International Food Prices Rise to Six-Year High, Presenting an Opportunity for Australian Exporters

10 February 2021 Mervyn Piesse, Research Manager, Global Food and Water Crises Research Programme
Higher Chinese demand for feed grains and the imposition of Russian wheat export duties is pushing global food prices higher. Higher prices will benefit food exporters, including Australia, but will increase living costs for populations in poorer, import-reliant countries.

Background

China purchased millions of tonnes of feed grain over the past four months. At the same time Russia, which is the world’s largest wheat producer, imposed export duties on wheat in December 2020 and plans to double those duties in March.

Those two developments have contributed to an increase in international food prices. The Food and Agriculture Organization’s Food Price Index, which tracks food commodities against their 2014-16 prices, rose to the highest level since July 2014. Sharp increases in global food prices in 2007-08 and 2010-12 contributed to political unrest in some lower income countries, particularly in the Middle East and Northern Africa.

Comment

China has historically imported three to five million tonnes of corn each year. In 2020, however, it imported a record 11 million tonnes, with almost seven million tonnes purchased from the United States. In a single week in February 2021 China purchased 5.8 million tonnes of the grain from the US, almost equal to the record amount that it purchased over the preceding year.

Grain market analysts claim that the last time there were such high purchase levels in such a short time period was during the so-called Great Grain Robbery in 1972, when the Soviet Union bought large amounts of US corn and wheat after suffering widespread crop failures. Grain prices rose by at least 30 per cent as grain stockpiles dwindled. It is too early to determine if a similar scenario could play out now.

It is  not known how much corn was produced in China in 2020, but it had an estimated supply deficit of 17 million tonnes in 2019. That deficit was projected to increase to up to 25 million tonnes this year. It is possible that the deficit is even larger than those estimates. The main corn-growing regions in the north-eastern provinces suffered from three typhoons in two weeks during the 2020 summer, which destroyed a large portion of the crop.

China is not just buying large volumes of corn. In the last few months it has purchased large amounts of canola from Canada, so much so that it has almost depleted that country’s reserves six months ahead of the next harvest. It is also purchasing large volumes of barley from France.

There are many possible reasons why China is purchasing large amounts of grain at this time. Chinese grain production is probably considerably lower than expected (and reported) in 2020, mainly due to severe weather events. China is also in the process of rebuilding its pig herd after the vast majority of it was culled due to an outbreak of African Swine Fever. Beijing is also still committed to the Phase One US-China Trade Deal, despite failing to reach any of the 2020 import targets.

The southern provinces of China experienced some of the most severe floods in at least thirty years in 2020. The state-owned Global Times reported that the region experienced 21 large scale floods, more than any other year on record, and national average rainfall was the second-highest since 1961.

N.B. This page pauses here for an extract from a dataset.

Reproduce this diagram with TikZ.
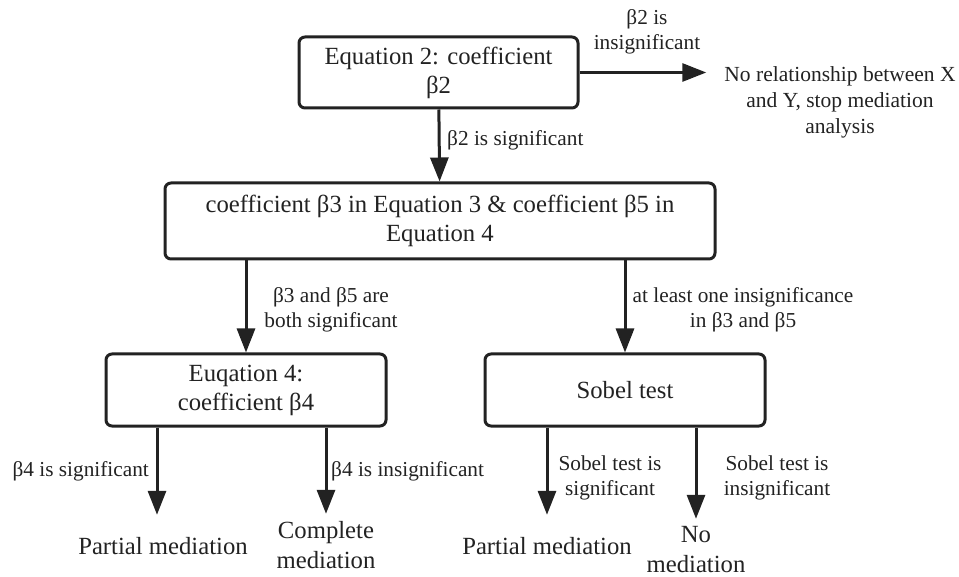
\documentclass[tikz,border=0pt]{standalone}
\usepackage{fontspec}
\setmainfont{Liberation Serif}
\usetikzlibrary{arrows.meta}
\definecolor{ink}{RGB}{34,34,34}

\begin{document}
\begin{tikzpicture}[x=1pt,y=1pt,yscale=-1,
  box/.style={draw=ink, line width=3pt, rounded corners=6pt, align=center, text=ink, inner sep=0pt, font=\fontsize{24.7}{29}\selectfont},
  lab/.style={text=ink, align=center, inner sep=0pt, font=\fontsize{21.3}{25}\selectfont},
  res/.style={text=ink, align=center, inner sep=0pt, minimum height=62pt, font=\fontsize{24.7}{30}\selectfont},
  arr/.style={draw=ink, line width=3pt, -{Triangle[length=24pt,width=18pt]}}]
%set diagram size to 959 x 577
\useasboundingbox (0,0) rectangle (959,577);

%Shape: Rounded boxes
\node (eq2) [box, minimum width=279pt, minimum height=71pt] at (438.5,72.5) {Equation 2: coefficient\\β2};
\node (eq35) [box, minimum width=550pt, minimum height=76pt] at (440,221) {coefficient β3 in Equation 3 \& coefficient β5 in\\Equation 4};
\node (eq4) [box, minimum width=280pt, minimum height=72pt] at (246,390) {Euqation 4:\\coefficient β4};
\node (sobel) [box, minimum width=280pt, minimum height=72pt] at (625,390) {Sobel test};

% Text Node
\node (stop) [lab, font=\fontsize{21.5}{26}\selectfont] at (840,102) {No relationship between X\\and Y, stop mediation\\analysis};
% Text Node
\node (pm1) [res] at (163,546) {Partial mediation};
\node (cm) [res] at (326,545) {Complete\\mediation};
\node (pm2) [res] at (547,546) {Partial mediation};
\node (nm) [res] at (696,550) {No\\mediation};

%Straight Lines
\draw [arr] (eq2.east) -- ([xshift=-18pt]eq2.east -| stop.west);
\draw [arr] (eq2) -- (eq35);
\draw [arr] (eq35.south -| eq4) -- (eq4);
\draw [arr] (eq35.south -| sobel) -- (sobel);
\draw [arr] ([xshift=-89pt]eq4.south) -- ([xshift=-89pt]eq4.south |- pm1.north);
\draw [arr] ([xshift=80pt]eq4.south) -- ([xshift=80pt]eq4.south |- cm.north);
\draw [arr] (sobel.south -| pm2) -- (pm2);
\draw [arr] (sobel.south -| nm) -- (nm);

% Text Node
\node (l1) [lab] at (647,32) {β2 is\\insignificant};
\node (l2) [lab, anchor=west] at (447,140) {β2 is significant};
\node (l3) [lab] at (331,310) {β3 and β5 are\\both significant};
\node (l4) [lab] at (743,310) {at least one insignificance\\in β3 and β5};
\node (l5) [lab, anchor=east] at (149,471) {β4 is significant};
\node (l6) [lab, anchor=west] at (331,471) {β4 is insignificant};
\node (l7) [lab] at (610,478) {Sobel test is\\significant};
\node (l8) [lab] at (777,478) {Sobel test is\\insignificant};

\end{tikzpicture}
\end{document}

Rising Chinese demand for grain is occurring at the same time that the world’s largest wheat producer is constraining supply. Russia imposed a $40 per tonne wheat export duty in December 2020 to reduce domestic food prices. As Russian food prices continue to rise, however, it plans to double that duty in March. As a result, international wheat prices are likely to rise.

Rising international food prices will benefit food-exporting countries, including Australia. Even though it has lost access to most of the Chinese food import market, Australian exporters have quickly identified new markets for most of its agricultural goods. Most of the Australian barley crop, for example, is now sold to Saudi Arabia, which is an established market for the grain. A new barley market has been established in Mexico, with 35,000 tonnes of malting barley exported from Western Australia in January 2021. The Russian wheat export duties will also push up prices for Black Sea grain in the Middle East and South-East Asia, markets in which Australian wheat exporters have historically performed well.

Poorer, import-reliant countries will experience the greatest hardship from rising international food prices. Australia is in a position to benefit from higher international prices and re-establish itself in markets in which it has historically performed well. It is also possible that new market opportunities will open outside of traditional regions.

Any opinions or views expressed in this paper are those of the individual author, unless stated to be those of Future Directions International.